Thursday 7th July | 12 noon (coffee from 11.30am) | Room 204, Information School, Regent Court

Abstract
In this talk I will discuss the feasibility of memory-based information systems, namely, systems that take into account the idiosyncrasies of human memories. Departing from classical integrated
infrastructures providing static views over heterogeneous sources, we propose to mimic the way our brain stores and accesses information in order to provide a more natural extension of our cognitive functions when it comes to tap into the chaotic piles of digital information that we generate daily.

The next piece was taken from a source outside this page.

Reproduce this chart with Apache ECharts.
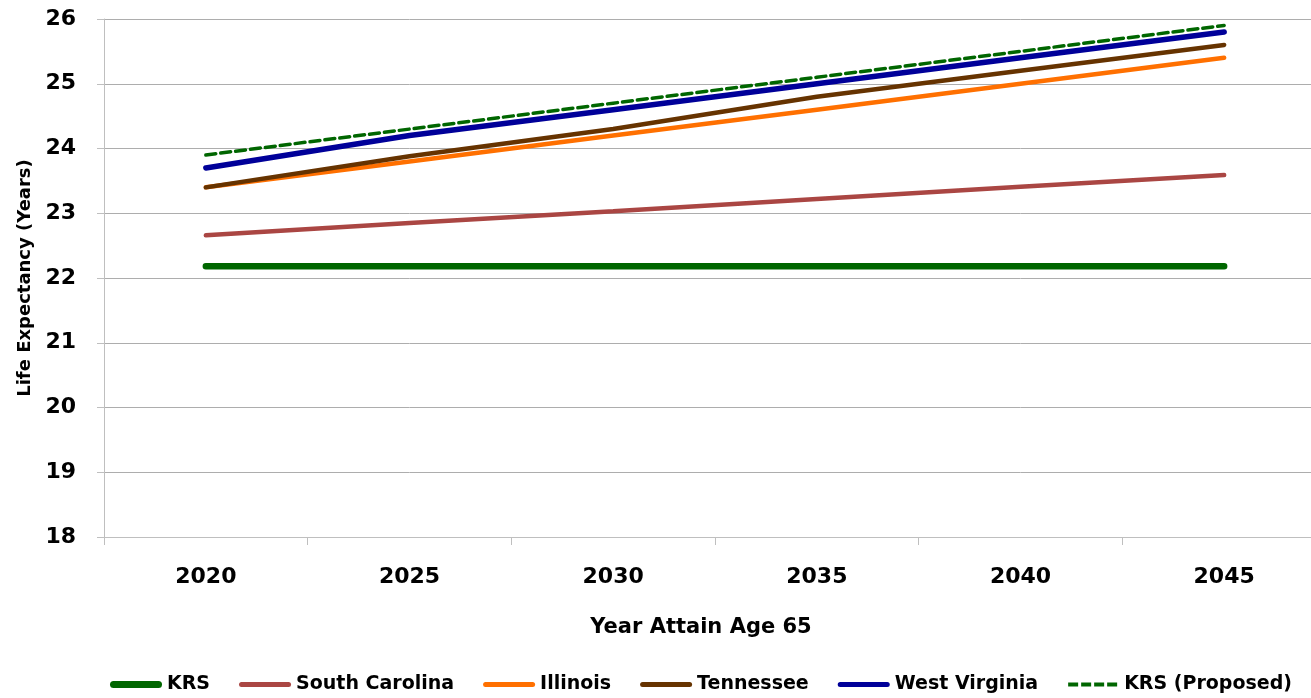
<!DOCTYPE html>
<html>
<head>
<meta charset="utf-8">
<script src="https://cdn.jsdelivr.net/npm/echarts@6/dist/echarts.min.js"></script>
<style>
  html, body { margin: 0; padding: 0; background: #fff; overflow: hidden; }
  #chart { width: 1326px; height: 698px; }
</style>
</head>
<body>
<div id="chart"></div>
<script>
var years = ["2020", "2025", "2030", "2035", "2040", "2045"];
var krs = [22.18, 22.18, 22.18, 22.18, 22.18, 22.18];
var southCarolina = [22.66, 22.85, 23.03, 23.22, 23.41, 23.59];
var illinois = [23.4, 23.8, 24.2, 24.6, 25.0, 25.4];
var tennessee = [23.4, 23.88, 24.3, 24.8, 25.2, 25.6];
var westVirginia = [23.7, 24.2, 24.6, 25.0, 25.4, 25.8];
var krsProposed = [23.9, 24.3, 24.7, 25.1, 25.5, 25.9];

// chart is 15px wider than the window so the plot runs off the right edge like the original
var chart = echarts.init(document.getElementById("chart"));
var font = "'DejaVu Sans', sans-serif";
// legend icons: 52x7 box, rounded bars (corner points keep the box the same size)
var thickIcon = "path://M0,0L0,0 M3.5,0H48.5A3.5,3.5,0,0,1,48.5,7H3.5A3.5,3.5,0,0,1,3.5,0Z M52,7L52,7";
var thinIcon = "path://M0,0L0,0 M2.5,1H49.5A2.5,2.5,0,0,1,49.5,6H2.5A2.5,2.5,0,0,1,2.5,1Z M52,7L52,7";
var dashIcon = "path://M0,0L0,0 M1,1.5h10v4h-10z M14,1.5h10v4h-10z M27,1.5h10v4h-10z M40,1.5h10v4h-10z M52,7L52,7";

function lineSeries(name, data, color, width, type) {
  return {
    name: name,
    type: "line",
    data: data,
    symbol: "none",
    lineStyle: { color: color, width: width, type: type || "solid", cap: "round" },
    itemStyle: { color: color }
  };
}

var option = {
  backgroundColor: "#fff",
  animation: false,
  grid: { left: 104, top: 19, right: 0, bottom: 161 },
  legend: {
    bottom: 4,
    left: 110,
    padding: 0,
    width: 1210,
    itemWidth: 52,
    itemHeight: 7,
    itemGap: 29,
    textStyle: { fontFamily: font, fontWeight: "bold", fontSize: 19, color: "#000" },
    data: [
      { name: "KRS", icon: thickIcon },
      { name: "South Carolina", icon: thinIcon },
      { name: "Illinois", icon: thinIcon },
      { name: "Tennessee", icon: thinIcon },
      { name: "West Virginia", icon: thinIcon },
      { name: "KRS (Proposed)", icon: dashIcon }
    ]
  },
  xAxis: {
    type: "category",
    data: years,
    name: "Year Attain Age 65",
    nameLocation: "middle",
    nameGap: 80,
    nameTextStyle: { fontFamily: font, fontWeight: "bold", fontSize: 21, color: "#000", padding: [0, 28, 0, 0] },
    axisLine: { lineStyle: { color: "#BFBFBF", width: 1 } },
    axisTick: { show: true, length: 8, lineStyle: { color: "#BFBFBF" } },
    axisLabel: { fontFamily: font, fontWeight: "bold", fontSize: 22, color: "#000", margin: 29 }
  },
  yAxis: {
    type: "value",
    min: 18,
    max: 26,
    interval: 1,
    name: "Life Expectancy (Years)",
    nameLocation: "middle",
    nameGap: 60,
    nameTextStyle: { fontFamily: font, fontWeight: "bold", fontSize: 18, color: "#000" },
    axisLine: { show: true, lineStyle: { color: "#BFBFBF", width: 1 } },
    axisTick: { show: true, length: 7, lineStyle: { color: "#BFBFBF" } },
    axisLabel: { fontFamily: font, fontWeight: "bold", fontSize: 22, color: "#000", margin: 28 },
    splitLine: { show: true, lineStyle: { color: "#ADADAD", width: 1 } }
  },
  series: [
    lineSeries("KRS", krs, "#006600", 6.5),
    lineSeries("South Carolina", southCarolina, "#AA4643", 4.5),
    lineSeries("Illinois", illinois, "#FF7000", 4.5),
    lineSeries("Tennessee", tennessee, "#663300", 4.5),
    lineSeries("West Virginia", westVirginia, "#000099", 5.5),
    lineSeries("KRS (Proposed)", krsProposed, "#006600", 3.5, [10, 5])
  ]
};
chart.setOption(option);
</script>
</body>
</html>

First, I will present our effort in redefining 3 fundamental information systems, taking into account the way in which human memories work. Namely, we rethought a search architecture over personal data, we devised a new crowdsourcing paradigm (leveraging the Transactive Memory paradigm), and we envisioned a novel Database Management System. In the second part, I will briefly introduce our long-term efforts to gain insights on the human memories in a non-invasive way, by developing appealing software applications that could reach thousands of users. Such work-in-progress has a fundamental importance when it comes to design novel information systems, because it allows us to rank the information based on its memorability. In what is currently called the “information era”, showing only what is memorable to the user could become the key feature to tame the deluge of data we are exposed to daily.

Bio
Michele Catasta is a research scientist and lecturer in Data Science at EPFL, Switzerland. During his PhD (EPFL, 2015), he let human memories and information systems have their first dance. To make this debut happen, he added new bells and whistles (human computation, machine learning, psychology) to his original researcher hat (big data analytics, information retrieval, semantic technologies). Michele was in the founding team of Sindice.com, the largest Semantic Web search
engine (now SIREn Solutions). He also worked for MIT Media Lab, Google and Yahoo Labs. In the past years, he received several awards and recognitions - among them, a focused grant from Samsung Research USA.
 
This event is free and there is no need to register.